Brigham Young stated, “Joseph the Prophet told me that the garden of Eden was in Jackson [County] Missouri.” (Journal of Wilford Woodruff, vol. 5, 15 Mar. 1857, Archives Division, Church Historical Dept., Salt Lake City.) Heber C. Kimball said: “From the Lord, Joseph learned that Adam had dwelt on the land of America, and that the Garden of Eden was located where Jackson County now is.” (Andrew Jenson, Historical Record, 9 vols., Salt Lake City: Andrew Jenson, 1888, 7:439; see also Orson F. Whitney, Life of Heber C. Kimball, Salt Lake City: Bookcraft, 1967, p. 219.) Other early leaders have given the same information.

Unfortunately, we do not have primary source documentation for all of Joseph Smith’s revelations or doctrinally related declarations. This is especially true for the periods when he did not have a scribe to keep a record of his daily activities. His 1831 and 1832 trips to Missouri fit into this category.

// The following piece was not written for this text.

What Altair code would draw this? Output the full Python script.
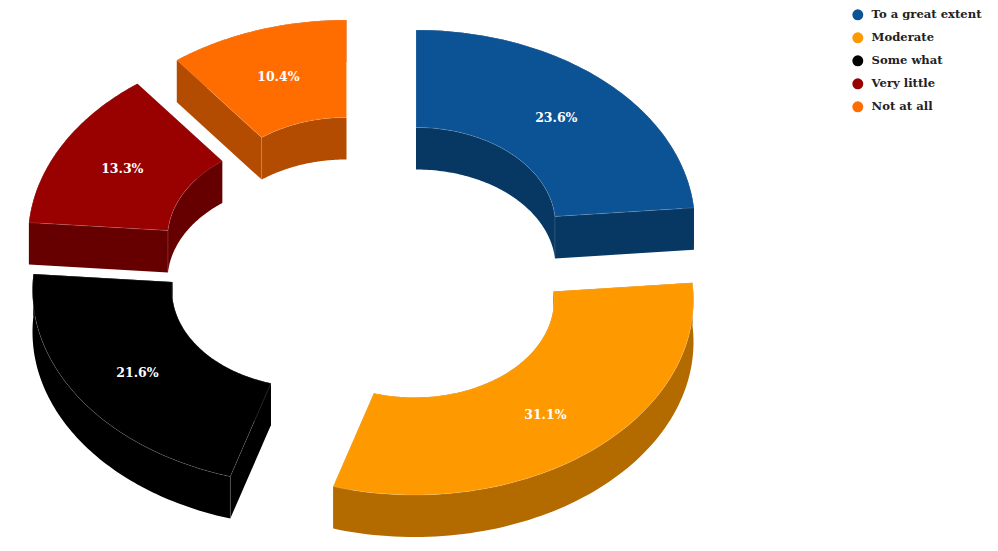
import numpy as np
import pandas as pd
import altair as alt

labels = ["To a great extent", "\u00a0Moderate", "Some what", "Very little", "Not at all"]
values = [23.6, 31.1, 21.6, 13.3, 10.4]
top_colors = ["#0B5394", "#FF9900", "#000000", "#990000", "#FF6D01"]
side_colors = ["#073763", "#B36B00", "#000001", "#660000", "#B34C00"]

# layout of the exploded ring, in page pixels
centres = [(416, 225), (414.5, 300), (311.5, 290), (307, 238.5), (346.5, 215)]
RX, RY, HOLE, DEPTH = 279.0, 195.0, 0.5, 42.0
PAGE_W, PAGE_H, M = 998, 551, 8
# visible vertical corners: slice index, radius factor, which end of the slice
corners = [(0, 0.5, 1), (2, 1.0, 0), (3, 0.5, 0), (4, 0.5, 0)]


def arc(c, a0, a1, k, dz=0.0):
    t = np.radians(np.linspace(a0, a1, 80))
    return c[0] + RX * k * np.sin(t), c[1] - RY * k * np.cos(t) + dz


def add(rows, pid, group, xs, ys):
    for i, (x, y) in enumerate(zip(xs, ys)):
        rows.append({"pid": pid, "group": group, "i": i, "x": float(x), "y": float(y)})


top_rows, side_rows, text_rows, corner_rows = [], [], [], []
edges = np.cumsum([0] + values) / sum(values) * 360
for n, (lab, c) in enumerate(zip(labels, centres)):
    a0, a1 = edges[n], edges[n + 1]
    ox, oy = arc(c, a0, a1, 1)
    ix, iy = arc(c, a1, a0, HOLE)
    add(top_rows, f"t{n}", lab, np.r_[ox, ix, ox[0]], np.r_[oy, iy, oy[0]])
    # side walls
    add(side_rows, f"o{n}", side_colors[n], np.r_[ox, ox[::-1]], np.r_[oy, oy[::-1] + DEPTH])
    add(side_rows, f"i{n}", side_colors[n], np.r_[ix, ix[::-1]], np.r_[iy, iy[::-1] + DEPTH])
    for j, (k0, k1) in enumerate([(0, -1), (-1, 0)]):
        p, q = (ox[k0], oy[k0]), (ix[k1], iy[k1])
        add(side_rows, f"c{n}{j}", side_colors[n],
            [p[0], q[0], q[0], p[0], p[0]],
            [p[1], q[1], q[1] + DEPTH, p[1] + DEPTH, p[1]])
    mid = np.radians((a0 + a1) / 2)
    text_rows.append({
        "x": c[0] + RX * 0.75 * np.sin(mid),
        "y": c[1] - RY * 0.75 * np.cos(mid),
        "t": f"{values[n]:.1f}%",
    })

for m, (n, k, end) in enumerate(corners):
    a = edges[n + end]
    cx, cy = arc(centres[n], a, a, k)
    add(corner_rows, f"v{m}", "edge", [cx[0], cx[0]], [cy[0], cy[0] + DEPTH])

W, H = PAGE_W - 2 * M, PAGE_H - 2 * M
xs = alt.Scale(domain=[M, M + W], range=[0, W], nice=False, zero=False)
ys = alt.Scale(domain=[M, M + H], range=[0, H], nice=False, zero=False)
X = alt.X("x:Q", scale=xs, axis=None)
Y = alt.Y("y:Q", scale=ys, axis=None)

sides = alt.Chart(pd.DataFrame(side_rows)).mark_line(
    strokeWidth=0, interpolate="linear"
).encode(
    x=X, y=Y, order="i:Q", detail="pid:N",
    fill=alt.Fill("group:N", scale=alt.Scale(domain=side_colors, range=side_colors), legend=None),
)

corner_lines = alt.Chart(pd.DataFrame(corner_rows)).mark_line(
    stroke="#ffffff", strokeOpacity=0.28, strokeWidth=0.5
).encode(x=X, y=Y, order="i:Q", detail="pid:N")

tops = alt.Chart(pd.DataFrame(top_rows)).mark_line(
    stroke="#ffffff", strokeOpacity=0.3, strokeWidth=0.5, interpolate="linear"
).encode(
    x=X, y=Y, order="i:Q", detail="pid:N",
    fill=alt.Fill(
        "group:N",
        scale=alt.Scale(domain=labels, range=top_colors),
        sort=labels,
        legend=alt.Legend(
            title=None, orient="none", legendX=844, legendY=1,
            symbolType="circle", symbolSize=120, symbolStrokeWidth=0,
            labelFont="DejaVu Serif", labelFontWeight="bold", labelFontSize=11.6,
            labelColor="#222222", labelOffset=8, rowPadding=10, labelLimit=200,
        ),
    ),
)

text = alt.Chart(pd.DataFrame(text_rows)).mark_text(
    font="DejaVu Serif", fontWeight="bold", fontSize=12.5, color="#ffffff",
    align="center", baseline="middle", dx=-1, dy=1,
).encode(x=X, y=Y, text="t:N")

chart = (
    alt.layer(sides, corner_lines, tops, text)
    .resolve_scale(fill="independent")
    .properties(width=W, height=H, padding=0, autosize=alt.AutoSizeParams(type="none"))
    .configure_view(stroke=None)
)
chart.save("out.html", embed_options={"renderer": "svg", "actions": False})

One of the early Latter-day Saint residents of Jackson County was Emily Austin. Remembering her first year there, she reminisced, “Our homes in this new country presented a prosperous appearance—almost equal to Paradise itself—and our peace and happiness, we flattered ourselves, were not in a great degree deficient to that of our first parents in the garden of Eden.” (Mormonism; or, Life among the Mormons, New York:AMS Press, 1971, p. 67.) She was reflecting a commonly held belief among the Saints that Eden was in Jackson County.

It wasn’t until May 1838 that revelation (D&C 116) identified Adam-ondi-Ahman, a site near the Garden of Eden, to be in Daviess County, Missouri, some seventy miles from present-day Kansas City. (Encyclopedia of Mormonism, 4 vols., New York City: Macmillan, 1992, 1:19–20.) Other revelations referring to Adam-ondi-Ahman were D&C 78:15–16 and D&C 107:53–57.

President Joseph Fielding Smith said: “In accord with the revelations given to the Prophet Joseph Smith, we teach that the Garden of Eden was on the American continent located where the City of Zion, or the New Jerusalem, will be built. When Adam and Eve were driven out of the Garden, they eventually dwelt at a place called Adam-ondi-Ahman, situated in what is now Daviess County, Missouri. … We are committed to the fact that Adam dwelt on [the] American continent.” (Doctrines of Salvation, 3 vols., comp. Bruce R. McConkie, Salt Lake City:Bookcraft, 1956, 3:74. Compare Answers to Gospel Questions, 5 vols., Salt Lake City: Deseret Book Co., 1957–75, 2:93–95, 4:19–24; and Alvin R. Dyer, in Conference Report, Oct. 1968, pp. 108–9.)